WHAT THE TASK REQUIRES:
You are to retype all of the data exactly as it appears.
#### AVAILABLE DATA
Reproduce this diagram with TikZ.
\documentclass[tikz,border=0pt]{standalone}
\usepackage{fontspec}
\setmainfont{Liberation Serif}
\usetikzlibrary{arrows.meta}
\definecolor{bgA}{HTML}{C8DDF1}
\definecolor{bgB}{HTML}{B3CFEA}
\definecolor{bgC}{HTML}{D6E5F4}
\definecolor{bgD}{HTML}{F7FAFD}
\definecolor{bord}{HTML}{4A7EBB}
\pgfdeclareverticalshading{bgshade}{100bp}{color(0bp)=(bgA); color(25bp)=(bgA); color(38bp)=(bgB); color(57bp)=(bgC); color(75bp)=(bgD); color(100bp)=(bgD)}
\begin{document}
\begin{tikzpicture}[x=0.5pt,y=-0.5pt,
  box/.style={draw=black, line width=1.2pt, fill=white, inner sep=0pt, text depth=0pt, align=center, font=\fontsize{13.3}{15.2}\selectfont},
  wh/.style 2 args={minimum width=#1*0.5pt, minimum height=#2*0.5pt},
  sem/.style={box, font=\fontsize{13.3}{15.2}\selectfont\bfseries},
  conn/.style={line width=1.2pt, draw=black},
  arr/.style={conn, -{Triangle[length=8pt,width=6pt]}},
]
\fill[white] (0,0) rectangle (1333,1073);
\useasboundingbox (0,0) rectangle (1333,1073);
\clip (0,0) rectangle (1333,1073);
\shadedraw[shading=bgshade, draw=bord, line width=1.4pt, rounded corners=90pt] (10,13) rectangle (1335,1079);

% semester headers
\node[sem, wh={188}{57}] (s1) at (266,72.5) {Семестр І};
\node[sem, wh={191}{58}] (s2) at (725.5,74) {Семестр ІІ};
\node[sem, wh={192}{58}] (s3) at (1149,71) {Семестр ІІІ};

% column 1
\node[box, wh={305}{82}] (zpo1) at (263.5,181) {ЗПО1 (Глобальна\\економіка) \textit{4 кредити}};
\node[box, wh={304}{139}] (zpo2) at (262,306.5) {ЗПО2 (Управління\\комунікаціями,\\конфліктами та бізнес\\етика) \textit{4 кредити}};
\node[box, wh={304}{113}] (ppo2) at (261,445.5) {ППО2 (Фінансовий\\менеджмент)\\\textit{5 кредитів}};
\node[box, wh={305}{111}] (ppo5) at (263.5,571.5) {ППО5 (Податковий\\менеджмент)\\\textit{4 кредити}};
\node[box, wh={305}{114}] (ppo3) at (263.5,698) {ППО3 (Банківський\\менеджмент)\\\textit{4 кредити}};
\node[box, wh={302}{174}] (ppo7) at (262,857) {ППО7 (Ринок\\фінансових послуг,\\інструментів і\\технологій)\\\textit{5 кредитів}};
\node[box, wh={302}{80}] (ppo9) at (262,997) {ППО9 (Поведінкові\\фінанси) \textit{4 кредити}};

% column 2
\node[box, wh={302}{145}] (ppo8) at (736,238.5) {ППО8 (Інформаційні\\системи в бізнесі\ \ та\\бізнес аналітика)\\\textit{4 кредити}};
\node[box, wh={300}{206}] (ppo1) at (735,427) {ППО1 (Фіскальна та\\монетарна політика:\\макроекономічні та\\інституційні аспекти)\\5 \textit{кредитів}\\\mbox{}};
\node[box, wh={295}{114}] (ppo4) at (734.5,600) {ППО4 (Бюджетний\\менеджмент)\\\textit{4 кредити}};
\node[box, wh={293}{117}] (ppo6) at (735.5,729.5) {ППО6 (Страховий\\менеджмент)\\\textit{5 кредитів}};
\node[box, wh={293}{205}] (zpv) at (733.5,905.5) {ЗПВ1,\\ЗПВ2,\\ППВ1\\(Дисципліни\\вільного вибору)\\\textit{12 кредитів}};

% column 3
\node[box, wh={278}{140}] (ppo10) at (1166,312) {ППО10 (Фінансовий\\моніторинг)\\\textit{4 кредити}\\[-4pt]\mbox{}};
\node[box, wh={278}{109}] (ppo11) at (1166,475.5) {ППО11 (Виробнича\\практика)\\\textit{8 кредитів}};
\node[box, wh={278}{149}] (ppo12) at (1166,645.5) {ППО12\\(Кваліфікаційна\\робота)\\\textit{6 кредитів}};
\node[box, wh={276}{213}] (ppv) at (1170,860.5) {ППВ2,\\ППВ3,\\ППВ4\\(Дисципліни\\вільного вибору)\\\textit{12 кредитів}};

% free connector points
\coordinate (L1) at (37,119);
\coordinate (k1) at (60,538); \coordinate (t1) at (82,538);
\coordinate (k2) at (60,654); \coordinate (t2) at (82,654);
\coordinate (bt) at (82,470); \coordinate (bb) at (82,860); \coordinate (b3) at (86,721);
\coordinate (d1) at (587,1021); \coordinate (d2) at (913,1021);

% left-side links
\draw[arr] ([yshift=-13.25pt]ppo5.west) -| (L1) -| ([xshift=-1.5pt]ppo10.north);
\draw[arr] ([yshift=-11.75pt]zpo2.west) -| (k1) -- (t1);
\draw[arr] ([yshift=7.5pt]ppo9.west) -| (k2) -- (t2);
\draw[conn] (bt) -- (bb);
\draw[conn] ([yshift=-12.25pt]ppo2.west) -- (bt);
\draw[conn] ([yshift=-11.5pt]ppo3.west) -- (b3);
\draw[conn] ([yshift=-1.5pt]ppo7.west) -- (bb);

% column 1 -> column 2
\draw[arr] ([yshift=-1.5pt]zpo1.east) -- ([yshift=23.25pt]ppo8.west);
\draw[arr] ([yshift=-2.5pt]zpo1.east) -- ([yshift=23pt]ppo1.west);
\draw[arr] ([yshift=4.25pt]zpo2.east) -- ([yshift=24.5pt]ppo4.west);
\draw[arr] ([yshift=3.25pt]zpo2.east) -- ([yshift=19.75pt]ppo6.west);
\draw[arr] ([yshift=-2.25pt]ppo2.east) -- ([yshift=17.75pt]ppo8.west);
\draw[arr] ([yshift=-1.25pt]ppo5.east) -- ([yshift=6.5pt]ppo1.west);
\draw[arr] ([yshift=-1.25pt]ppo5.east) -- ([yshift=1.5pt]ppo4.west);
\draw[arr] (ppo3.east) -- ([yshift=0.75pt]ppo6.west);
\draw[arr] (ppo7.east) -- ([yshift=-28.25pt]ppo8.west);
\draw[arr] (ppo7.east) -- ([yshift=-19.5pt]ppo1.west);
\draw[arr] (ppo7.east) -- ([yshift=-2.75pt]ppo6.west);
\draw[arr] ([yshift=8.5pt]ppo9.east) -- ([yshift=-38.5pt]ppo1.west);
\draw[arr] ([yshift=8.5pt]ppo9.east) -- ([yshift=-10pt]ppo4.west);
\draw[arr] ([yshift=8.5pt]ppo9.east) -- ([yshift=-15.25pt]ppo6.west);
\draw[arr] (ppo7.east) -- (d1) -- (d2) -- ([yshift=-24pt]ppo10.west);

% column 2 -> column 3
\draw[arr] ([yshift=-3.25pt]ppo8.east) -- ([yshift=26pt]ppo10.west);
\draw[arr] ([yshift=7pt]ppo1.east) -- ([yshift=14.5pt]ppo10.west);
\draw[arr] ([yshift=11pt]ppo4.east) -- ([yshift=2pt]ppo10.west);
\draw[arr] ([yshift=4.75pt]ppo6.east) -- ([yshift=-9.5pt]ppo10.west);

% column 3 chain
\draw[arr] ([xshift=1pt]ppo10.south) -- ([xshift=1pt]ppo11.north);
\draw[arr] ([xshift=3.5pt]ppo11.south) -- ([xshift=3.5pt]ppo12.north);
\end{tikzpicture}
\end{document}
########
OUTPUT FOR THIS TASK:
Reproduce this diagram with TikZ.
\documentclass[tikz,border=0pt]{standalone}
\usepackage{fontspec}
\setmainfont{Liberation Serif}
\usetikzlibrary{arrows.meta}
\definecolor{bgA}{HTML}{C8DDF1}
\definecolor{bgB}{HTML}{B3CFEA}
\definecolor{bgC}{HTML}{D6E5F4}
\definecolor{bgD}{HTML}{F7FAFD}
\definecolor{bord}{HTML}{4A7EBB}
\pgfdeclareverticalshading{bgshade}{100bp}{color(0bp)=(bgA); color(25bp)=(bgA); color(38bp)=(bgB); color(57bp)=(bgC); color(75bp)=(bgD); color(100bp)=(bgD)}
\begin{document}
\begin{tikzpicture}[x=0.5pt,y=-0.5pt,
  box/.style={draw=black, line width=1.2pt, fill=white, inner sep=0pt, text depth=0pt, align=center, font=\fontsize{13.3}{15.2}\selectfont},
  wh/.style 2 args={minimum width=#1*0.5pt, minimum height=#2*0.5pt},
  sem/.style={box, font=\fontsize{13.3}{15.2}\selectfont\bfseries},
  conn/.style={line width=1.2pt, draw=black},
  arr/.style={conn, -{Triangle[length=8pt,width=6pt]}},
]
\fill[white] (0,0) rectangle (1333,1073);
\useasboundingbox (0,0) rectangle (1333,1073);
\clip (0,0) rectangle (1333,1073);
\shadedraw[shading=bgshade, draw=bord, line width=1.4pt, rounded corners=90pt] (10,13) rectangle (1335,1079);

% semester headers
\node[sem, wh={188}{57}] (s1) at (266,72.5) {Семестр І};
\node[sem, wh={191}{58}] (s2) at (725.5,74) {Семестр ІІ};
\node[sem, wh={192}{58}] (s3) at (1149,71) {Семестр ІІІ};

% column 1
\node[box, wh={305}{82}] (zpo1) at (263.5,181) {ЗПО1 (Глобальна\\економіка) \textit{4 кредити}};
\node[box, wh={304}{139}] (zpo2) at (262,306.5) {ЗПО2 (Управління\\комунікаціями,\\конфліктами та бізнес\\етика) \textit{4 кредити}};
\node[box, wh={304}{113}] (ppo2) at (261,445.5) {ППО2 (Фінансовий\\менеджмент)\\\textit{5 кредитів}};
\node[box, wh={305}{111}] (ppo5) at (263.5,571.5) {ППО5 (Податковий\\менеджмент)\\\textit{4 кредити}};
\node[box, wh={305}{114}] (ppo3) at (263.5,698) {ППО3 (Банківський\\менеджмент)\\\textit{4 кредити}};
\node[box, wh={302}{174}] (ppo7) at (262,857) {ППО7 (Ринок\\фінансових послуг,\\інструментів і\\технологій)\\\textit{5 кредитів}};
\node[box, wh={302}{80}] (ppo9) at (262,997) {ППО9 (Поведінкові\\фінанси) \textit{4 кредити}};

% column 2
\node[box, wh={302}{145}] (ppo8) at (736,238.5) {ППО8 (Інформаційні\\системи в бізнесі\ \ та\\бізнес аналітика)\\\textit{4 кредити}};
\node[box, wh={300}{206}] (ppo1) at (735,427) {ППО1 (Фіскальна та\\монетарна політика:\\макроекономічні та\\інституційні аспекти)\\5 \textit{кредитів}\\\mbox{}};
\node[box, wh={295}{114}] (ppo4) at (734.5,600) {ППО4 (Бюджетний\\менеджмент)\\\textit{4 кредити}};
\node[box, wh={293}{117}] (ppo6) at (735.5,729.5) {ППО6 (Страховий\\менеджмент)\\\textit{5 кредитів}};
\node[box, wh={293}{205}] (zpv) at (733.5,905.5) {ЗПВ1,\\ЗПВ2,\\ППВ1\\(Дисципліни\\вільного вибору)\\\textit{12 кредитів}};

% column 3
\node[box, wh={278}{140}] (ppo10) at (1166,312) {ППО10 (Фінансовий\\моніторинг)\\\textit{4 кредити}\\[-4pt]\mbox{}};
\node[box, wh={278}{109}] (ppo11) at (1166,475.5) {ППО11 (Виробнича\\практика)\\\textit{8 кредитів}};
\node[box, wh={278}{149}] (ppo12) at (1166,645.5) {ППО12\\(Кваліфікаційна\\робота)\\\textit{6 кредитів}};
\node[box, wh={276}{213}] (ppv) at (1170,860.5) {ППВ2,\\ППВ3,\\ППВ4\\(Дисципліни\\вільного вибору)\\\textit{12 кредитів}};

% free connector points
\coordinate (L1) at (37,119);
\coordinate (k1) at (60,538); \coordinate (t1) at (82,538);
\coordinate (k2) at (60,654); \coordinate (t2) at (82,654);
\coordinate (bt) at (82,470); \coordinate (bb) at (82,860); \coordinate (b3) at (86,721);
\coordinate (d1) at (587,1021); \coordinate (d2) at (913,1021);

% left-side links
\draw[arr] ([yshift=-13.25pt]ppo5.west) -| (L1) -| ([xshift=-1.5pt]ppo10.north);
\draw[arr] ([yshift=-11.75pt]zpo2.west) -| (k1) -- (t1);
\draw[arr] ([yshift=7.5pt]ppo9.west) -| (k2) -- (t2);
\draw[conn] (bt) -- (bb);
\draw[conn] ([yshift=-12.25pt]ppo2.west) -- (bt);
\draw[conn] ([yshift=-11.5pt]ppo3.west) -- (b3);
\draw[conn] ([yshift=-1.5pt]ppo7.west) -- (bb);

% column 1 -> column 2
\draw[arr] ([yshift=-1.5pt]zpo1.east) -- ([yshift=23.25pt]ppo8.west);
\draw[arr] ([yshift=-2.5pt]zpo1.east) -- ([yshift=23pt]ppo1.west);
\draw[arr] ([yshift=4.25pt]zpo2.east) -- ([yshift=24.5pt]ppo4.west);
\draw[arr] ([yshift=3.25pt]zpo2.east) -- ([yshift=19.75pt]ppo6.west);
\draw[arr] ([yshift=-2.25pt]ppo2.east) -- ([yshift=17.75pt]ppo8.west);
\draw[arr] ([yshift=-1.25pt]ppo5.east) -- ([yshift=6.5pt]ppo1.west);
\draw[arr] ([yshift=-1.25pt]ppo5.east) -- ([yshift=1.5pt]ppo4.west);
\draw[arr] (ppo3.east) -- ([yshift=0.75pt]ppo6.west);
\draw[arr] (ppo7.east) -- ([yshift=-28.25pt]ppo8.west);
\draw[arr] (ppo7.east) -- ([yshift=-19.5pt]ppo1.west);
\draw[arr] (ppo7.east) -- ([yshift=-2.75pt]ppo6.west);
\draw[arr] ([yshift=8.5pt]ppo9.east) -- ([yshift=-38.5pt]ppo1.west);
\draw[arr] ([yshift=8.5pt]ppo9.east) -- ([yshift=-10pt]ppo4.west);
\draw[arr] ([yshift=8.5pt]ppo9.east) -- ([yshift=-15.25pt]ppo6.west);
\draw[arr] (ppo7.east) -- (d1) -- (d2) -- ([yshift=-24pt]ppo10.west);

% column 2 -> column 3
\draw[arr] ([yshift=-3.25pt]ppo8.east) -- ([yshift=26pt]ppo10.west);
\draw[arr] ([yshift=7pt]ppo1.east) -- ([yshift=14.5pt]ppo10.west);
\draw[arr] ([yshift=11pt]ppo4.east) -- ([yshift=2pt]ppo10.west);
\draw[arr] ([yshift=4.75pt]ppo6.east) -- ([yshift=-9.5pt]ppo10.west);

% column 3 chain
\draw[arr] ([xshift=1pt]ppo10.south) -- ([xshift=1pt]ppo11.north);
\draw[arr] ([xshift=3.5pt]ppo11.south) -- ([xshift=3.5pt]ppo12.north);
\end{tikzpicture}
\end{document}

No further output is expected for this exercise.